The hope now is that Duch, the last Khmer Rouge leader to leave the city when the country’s longtime enemies, the Vietnamese, took over in January 1979, may shed some light on what happened. But though the government has, for the time being, acceded to the demands of the world, and the U.N., to hold a partly international tribunal of the Khmer Rouge leaders, almost everyone agrees that terms like “justice” and “democracy” are virtual luxuries in a country as desperate as Cambodia, where politics can often look like a Swiss bank account under a false name.

“I don’t want to watch the trials,” a diplomat in a Western embassy says with feeling. “Because everything that has happened in the past year has been staged. So we know already what will happen. They will blame everything on Pol Pot, on others who are gone. Or on the Americans. Or the King. It will be lies.”

On New Year’s Day, as a visitor inspects carvings of demons and gods and mythological battles at the haunted temple of Angkor Wat, suddenly a Cambodian standing nearby clutches a pillar till his knuckles turn white. “Look,” he says, swallowing. “There’s Khieu Samphan!” He points to a trim elderly man in white shirt and slacks, walking with relatively little protection towards his helicopter. “He killed so many,” says the visitor. “He killed my mother, my father,” says the man, who was himself forced out of his home as a boy to work in the fields. Khieu and Nuon Chea are walking through a city they have orphaned, among people whose lives they have destroyed, VIP sight-seers (courtesy of the government) this bright festival day.

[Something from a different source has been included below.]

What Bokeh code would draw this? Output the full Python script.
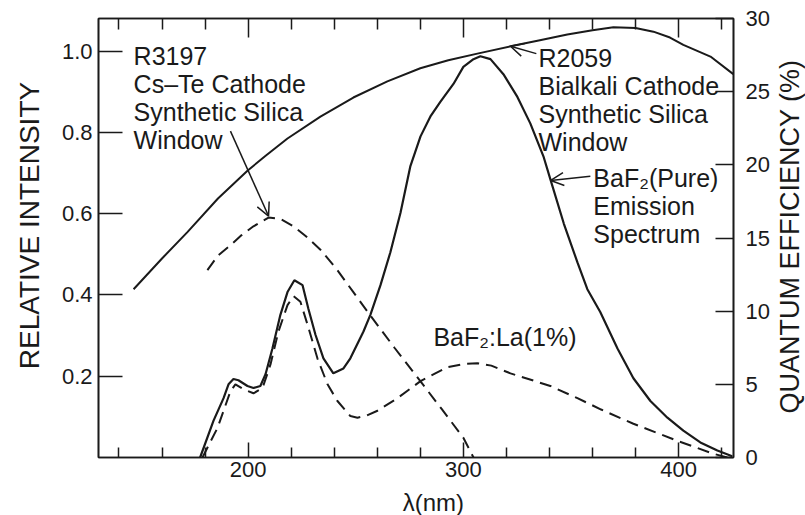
import math
import numpy as np
from bokeh.plotting import figure
from bokeh.layouts import row, column
from bokeh.models import (LinearAxis, Range1d, FixedTicker, Label, Arrow, OpenHead,
                          PrintfTickFormatter, CustomLabelingPolicy)
from bokeh.embed import file_html
from bokeh.resources import INLINE

# ---------------- data ----------------
# R2059 bialkali cathode quantum efficiency (%), right axis
r2059_nm = [146.8, 160, 171.8, 186, 199.7, 208, 218.3, 233.6, 248.9, 264.7, 280, 293,
            306.5, 321.9, 335, 348.3, 360, 369.7, 380, 388.3, 396, 402.2, 414.8, 425.4]
r2059_qe = [11.5, 13.6, 15.4, 17.7, 19.6, 20.6, 21.8, 23.3, 24.6, 25.7, 26.6, 27.15,
            27.6, 28.1, 28.5, 28.9, 29.2, 29.4, 29.35, 29.1, 28.7, 28.2, 27.4, 26.2]

# R3197 Cs-Te cathode quantum efficiency (%), right axis
r3197_nm = [181.1, 186, 191.8, 197, 202.5, 209.5, 215, 221.1, 227, 233.6, 241, 248.9,
            256.8, 268, 280.1, 290, 300.0, 304.7]
r3197_qe = [12.8, 13.8, 14.5, 15.2, 15.8, 16.4, 16.3, 15.8, 15.1, 14.2, 12.9, 11.3,
            9.7, 7.5, 5.2, 3.3, 1.35, 0.0]

# BaF2 (pure) emission spectrum, relative intensity, left axis
baf2_pure_nm = [177.7, 183.9, 188.6, 190.9, 193.2, 195.5, 199.7, 202.5, 205.7, 208.1, 211.3,
                215.0, 218.3, 221.5, 225.3, 228.0, 231.3, 235.0, 239.6, 244.3, 247.5, 253.6,
                256.8, 261.5, 266.1, 270.8, 275.4, 280.1, 284.7, 289.3, 295.4, 300.0, 304.7,
                307.9, 312.6, 318.6, 325.1, 331.1, 337.2, 340.4, 346.7, 353.0, 357.6, 363.6,
                371.6, 379.0, 386.9, 394.8, 402.2, 410.1, 418.0, 424.9]
baf2_pure_rel = [0.0, 0.090, 0.146, 0.180, 0.193, 0.190, 0.176, 0.171, 0.176, 0.205, 0.268,
                 0.351, 0.407, 0.436, 0.424, 0.366, 0.302, 0.244, 0.207, 0.219, 0.244, 0.310,
                 0.351, 0.424, 0.505, 0.602, 0.717, 0.790, 0.839, 0.875, 0.919, 0.961, 0.980,
                 0.987, 0.980, 0.943, 0.887, 0.822, 0.741, 0.685, 0.575, 0.480, 0.414, 0.358,
                 0.268, 0.195, 0.139, 0.098, 0.066, 0.037, 0.017, 0.003]

# BaF2:La(1%) emission spectrum, relative intensity, left axis
baf2_la_nm = [178.8, 185.8, 191.8, 194.1, 197.8, 202.5, 206.7, 210.4, 214.1, 218.3, 221.1,
              224.3, 227.6, 232.2, 236.9, 241.5, 247.5, 250.8, 255, 260.1, 269.4, 280.1,
              292.6, 300, 306.5, 313, 321.9, 340.4, 353, 364, 379, 399.4, 415.7, 422.6]
baf2_la_rel = [0.0, 0.073, 0.163, 0.180, 0.168, 0.158, 0.171, 0.229, 0.310, 0.375, 0.397,
               0.383, 0.327, 0.244, 0.180, 0.139, 0.102, 0.098, 0.103, 0.115, 0.146, 0.188,
               0.222, 0.230, 0.232, 0.226, 0.207, 0.176, 0.146, 0.118, 0.083, 0.041, 0.010, 0.0]

x_major_ticks = [200, 300, 400]
x_minor_ticks = [140, 160, 180, 220, 240, 260, 280, 320, 340, 360, 380, 420]
left_ticks = [0.2, 0.4, 0.6, 0.8, 1.0]
right_ticks = [0, 5, 10, 15, 20, 25, 30]

INK = "#1a1a1a"
FONT = "Liberation Sans"
H = 515
W_LEFT, W_MAIN, W_RIGHT = 44, 728, 33
H_MAIN, H_BOTTOM = 488, 27

# ---------------- main figure ----------------
p = figure(width=W_MAIN, height=H_MAIN, x_range=Range1d(130.5, 425.5), y_range=Range1d(0, 1.08),
           output_backend="svg", toolbar_location=None,
           x_axis_location=None, y_axis_location=None,
           min_border_left=54, min_border_right=39, min_border_top=14, min_border_bottom=31,
           background_fill_color="white", border_fill_color="white")
p.extra_y_ranges = {"qe": Range1d(0, 30)}
p.outline_line_color = INK
p.outline_line_width = 1.6
p.xgrid.visible = False
p.ygrid.visible = False


def style_axis(ax, tick_in, minor_in=0, label_size="22px", standoff=6):
    ax.axis_line_color = INK
    ax.axis_line_width = 1.6
    ax.major_tick_line_color = INK
    ax.major_tick_line_width = 1.5
    ax.major_tick_in = tick_in
    ax.major_tick_out = 0
    ax.minor_tick_line_color = INK
    ax.minor_tick_line_width = 1.5
    ax.minor_tick_in = minor_in
    ax.minor_tick_out = 0
    ax.major_label_text_font = FONT
    ax.major_label_text_font_size = label_size
    ax.major_label_text_color = INK
    ax.major_label_standoff = standoff


left_axis = LinearAxis(ticker=FixedTicker(ticks=left_ticks),
                       formatter=PrintfTickFormatter(format="%.1f"))
style_axis(left_axis, 24, standoff=6)
p.add_layout(left_axis, "left")

right_axis = LinearAxis(y_range_name="qe", ticker=FixedTicker(ticks=right_ticks))
style_axis(right_axis, 18, standoff=12)
p.add_layout(right_axis, "right")

bottom_axis = LinearAxis(ticker=FixedTicker(ticks=x_major_ticks, minor_ticks=x_minor_ticks))
style_axis(bottom_axis, 15, minor_in=10, standoff=4)
p.add_layout(bottom_axis, "below")

top_axis = LinearAxis(ticker=FixedTicker(ticks=x_major_ticks, minor_ticks=x_minor_ticks),
                      major_label_policy=CustomLabelingPolicy(code=""))
style_axis(top_axis, 19, minor_in=11, standoff=0)
p.add_layout(top_axis, "above")

# ---------------- curves ----------------
p.line(r2059_nm, r2059_qe, y_range_name="qe", line_color=INK, line_width=2)
p.line(r3197_nm, r3197_qe, y_range_name="qe", line_color=INK, line_width=2, line_dash="12 7")
p.line(baf2_pure_nm, baf2_pure_rel, line_color=INK, line_width=2.2)
p.line(baf2_la_nm, baf2_la_rel, line_color=INK, line_width=2, line_dash="12 7")

# ---------------- annotations ----------------
def note(x, y, text, size="25px", **kw):
    lab = Label(x=x, y=y, text=text, text_font=FONT, text_font_size=size, text_color=INK,
                text_align="left", text_baseline="top", text_line_height=1.0, **kw)
    p.add_layout(lab)


note(146.8, 1.021, "R3197\nCs\u2013Te Cathode\nSynthetic Silica\nWindow")
note(334.9, 1.017, "R2059\nBialkali Cathode\nSynthetic Silica\nWindow")
note(360.4, 0.722, "BaF\u2082(Pure)\nEmission\nSpectrum")
note(286.1, 0.332, "BaF\u2082:La(1%)")

# arrows pointing at the curves
i_pk = int(np.argmax(r3197_qe))
p.add_layout(Arrow(end=OpenHead(size=13, line_color=INK, line_width=1.5),
                   x_start=191.8, y_start=22.3, x_end=r3197_nm[i_pk], y_end=r3197_qe[i_pk] + 0.1,
                   y_range_name="qe", line_color=INK, line_width=1.5))
x_r2059 = 321.9
p.add_layout(Arrow(end=OpenHead(size=13, line_color=INK, line_width=1.5),
                   x_start=333.9, y_start=27.6, x_end=x_r2059,
                   y_end=float(np.interp(x_r2059, r2059_nm, r2059_qe)),
                   y_range_name="qe", line_color=INK, line_width=1.5))
x_pure = 340.6
p.add_layout(Arrow(end=OpenHead(size=13, line_color=INK, line_width=1.5),
                   x_start=359.0, y_start=0.692, x_end=x_pure,
                   y_end=float(np.interp(x_pure, baf2_pure_nm, baf2_pure_rel)),
                   line_color=INK, line_width=1.5))


# ---------------- strips carrying the axis titles ----------------
def title_strip(width, height, text, cx, cy, size, angle):
    f = figure(width=width, height=height, x_range=Range1d(0, width), y_range=Range1d(0, height),
               output_backend="svg", toolbar_location=None,
               x_axis_location=None, y_axis_location=None,
               min_border_left=0, min_border_right=0, min_border_top=0, min_border_bottom=0,
               background_fill_color="white", border_fill_color="white")
    f.outline_line_color = None
    f.xgrid.visible = False
    f.ygrid.visible = False
    f.add_layout(Label(x=cx, y=height - cy, text=text, angle=angle,
                       text_font=FONT, text_font_size=size, text_color=INK,
                       text_align="center", text_baseline="middle"))
    return f


left_strip = title_strip(W_LEFT, H, "RELATIVE INTENSITY", 29, 225, "28px", math.pi / 2)
right_strip = title_strip(W_RIGHT, H, "QUANTUM EFFICIENCY (%)", 17, 236, "27px", math.pi / 2)
bottom_strip = title_strip(W_MAIN, H_BOTTOM, "\u03bb(nm)", 428 - W_LEFT, 13.5, "24px", 0)

layout = row(left_strip, column(p, bottom_strip, spacing=0), right_strip, spacing=0)
open("out.html", "w").write(file_html(layout, INLINE))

“Let us finish the war,” says a twenty-five-year-old local nearby, flush with the promise of a new future. “We are Buddhists: if you do badly, bad will come to you. Let us shake hands.”

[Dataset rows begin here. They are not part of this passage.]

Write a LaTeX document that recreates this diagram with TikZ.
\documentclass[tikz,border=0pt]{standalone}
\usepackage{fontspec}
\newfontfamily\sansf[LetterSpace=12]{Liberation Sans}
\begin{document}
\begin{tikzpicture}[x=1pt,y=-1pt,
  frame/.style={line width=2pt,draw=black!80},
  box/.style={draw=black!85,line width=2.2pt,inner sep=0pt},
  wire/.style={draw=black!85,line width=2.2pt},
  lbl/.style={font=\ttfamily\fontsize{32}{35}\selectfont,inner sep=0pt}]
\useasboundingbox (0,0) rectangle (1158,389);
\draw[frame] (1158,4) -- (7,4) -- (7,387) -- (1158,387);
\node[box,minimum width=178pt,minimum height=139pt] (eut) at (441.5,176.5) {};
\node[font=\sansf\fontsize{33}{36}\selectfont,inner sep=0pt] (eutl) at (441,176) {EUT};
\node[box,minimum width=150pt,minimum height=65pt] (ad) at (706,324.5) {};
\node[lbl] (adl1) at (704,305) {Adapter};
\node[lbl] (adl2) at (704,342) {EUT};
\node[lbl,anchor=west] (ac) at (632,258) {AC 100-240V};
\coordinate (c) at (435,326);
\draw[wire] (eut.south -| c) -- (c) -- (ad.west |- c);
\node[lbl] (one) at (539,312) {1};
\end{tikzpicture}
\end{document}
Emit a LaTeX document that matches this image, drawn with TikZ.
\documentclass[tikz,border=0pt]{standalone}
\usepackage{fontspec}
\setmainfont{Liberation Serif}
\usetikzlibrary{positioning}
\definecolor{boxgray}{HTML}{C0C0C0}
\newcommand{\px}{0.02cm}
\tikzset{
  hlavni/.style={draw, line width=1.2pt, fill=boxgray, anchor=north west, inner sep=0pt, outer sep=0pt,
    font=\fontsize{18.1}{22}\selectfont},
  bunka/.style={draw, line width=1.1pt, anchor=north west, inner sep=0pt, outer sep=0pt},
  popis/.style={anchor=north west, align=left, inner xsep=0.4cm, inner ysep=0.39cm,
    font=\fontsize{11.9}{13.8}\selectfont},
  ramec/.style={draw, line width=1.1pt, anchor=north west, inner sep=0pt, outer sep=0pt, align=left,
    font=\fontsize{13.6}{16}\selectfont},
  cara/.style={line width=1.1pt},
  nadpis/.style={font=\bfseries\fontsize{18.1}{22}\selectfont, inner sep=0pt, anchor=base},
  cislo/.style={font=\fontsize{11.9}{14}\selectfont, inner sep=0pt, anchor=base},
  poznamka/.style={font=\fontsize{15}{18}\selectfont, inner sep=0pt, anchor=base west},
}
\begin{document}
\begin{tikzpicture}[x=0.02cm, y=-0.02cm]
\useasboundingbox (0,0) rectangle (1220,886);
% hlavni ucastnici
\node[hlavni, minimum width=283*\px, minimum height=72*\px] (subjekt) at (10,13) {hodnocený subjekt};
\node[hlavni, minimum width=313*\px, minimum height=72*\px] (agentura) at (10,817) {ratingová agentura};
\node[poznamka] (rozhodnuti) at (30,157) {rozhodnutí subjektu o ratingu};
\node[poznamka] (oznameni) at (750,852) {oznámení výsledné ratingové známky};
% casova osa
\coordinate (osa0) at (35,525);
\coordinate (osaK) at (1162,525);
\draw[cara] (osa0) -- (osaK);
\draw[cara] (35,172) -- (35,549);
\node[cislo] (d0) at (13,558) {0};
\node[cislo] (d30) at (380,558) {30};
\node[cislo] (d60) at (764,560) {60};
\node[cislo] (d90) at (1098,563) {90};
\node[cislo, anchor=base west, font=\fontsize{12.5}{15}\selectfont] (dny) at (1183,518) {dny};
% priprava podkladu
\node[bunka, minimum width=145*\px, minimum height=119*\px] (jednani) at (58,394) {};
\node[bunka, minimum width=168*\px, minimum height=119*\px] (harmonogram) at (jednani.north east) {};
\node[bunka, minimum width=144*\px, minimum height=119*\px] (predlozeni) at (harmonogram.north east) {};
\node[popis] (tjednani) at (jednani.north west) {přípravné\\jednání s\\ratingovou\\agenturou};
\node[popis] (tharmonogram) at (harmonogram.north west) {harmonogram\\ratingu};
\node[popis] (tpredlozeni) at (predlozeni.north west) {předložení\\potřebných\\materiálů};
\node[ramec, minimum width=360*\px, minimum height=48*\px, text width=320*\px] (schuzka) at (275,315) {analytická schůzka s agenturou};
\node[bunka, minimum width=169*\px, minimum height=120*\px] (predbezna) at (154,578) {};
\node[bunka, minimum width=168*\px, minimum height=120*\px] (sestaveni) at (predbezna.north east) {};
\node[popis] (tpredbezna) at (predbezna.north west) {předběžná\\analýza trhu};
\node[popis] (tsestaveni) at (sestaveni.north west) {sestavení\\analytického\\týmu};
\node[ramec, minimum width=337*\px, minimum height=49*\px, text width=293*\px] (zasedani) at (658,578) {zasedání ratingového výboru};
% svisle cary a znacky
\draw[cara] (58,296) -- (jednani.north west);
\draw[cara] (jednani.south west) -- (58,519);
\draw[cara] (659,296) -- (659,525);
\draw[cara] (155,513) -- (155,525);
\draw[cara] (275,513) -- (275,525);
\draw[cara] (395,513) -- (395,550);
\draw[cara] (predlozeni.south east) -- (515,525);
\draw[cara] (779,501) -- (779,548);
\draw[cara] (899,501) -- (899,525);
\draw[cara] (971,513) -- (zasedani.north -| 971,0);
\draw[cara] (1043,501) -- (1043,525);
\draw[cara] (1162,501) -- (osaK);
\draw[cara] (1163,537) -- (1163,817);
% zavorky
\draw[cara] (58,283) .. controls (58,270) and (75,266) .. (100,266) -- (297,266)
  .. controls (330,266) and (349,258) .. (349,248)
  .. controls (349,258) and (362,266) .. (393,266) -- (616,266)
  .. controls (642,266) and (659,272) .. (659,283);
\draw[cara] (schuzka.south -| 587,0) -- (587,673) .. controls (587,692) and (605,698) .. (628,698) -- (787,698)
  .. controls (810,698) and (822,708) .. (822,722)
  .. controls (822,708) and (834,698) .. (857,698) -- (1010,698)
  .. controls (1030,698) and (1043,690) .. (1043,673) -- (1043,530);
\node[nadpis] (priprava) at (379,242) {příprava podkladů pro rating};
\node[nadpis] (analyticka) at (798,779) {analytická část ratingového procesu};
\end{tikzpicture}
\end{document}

Six months later, the debate continues like a tolling bell. On the twenty-third anniversary of Pol Pot’s announcement of national collectivization, a thousand or so people gather at dawn in the killing fields, among 129 mass graves, some of them reserved for women and children, some for 166 corpses found without heads. For years the rite was known as the “Day of Hate.” Now, in more hopeful times, it is called the “Day of Memory.”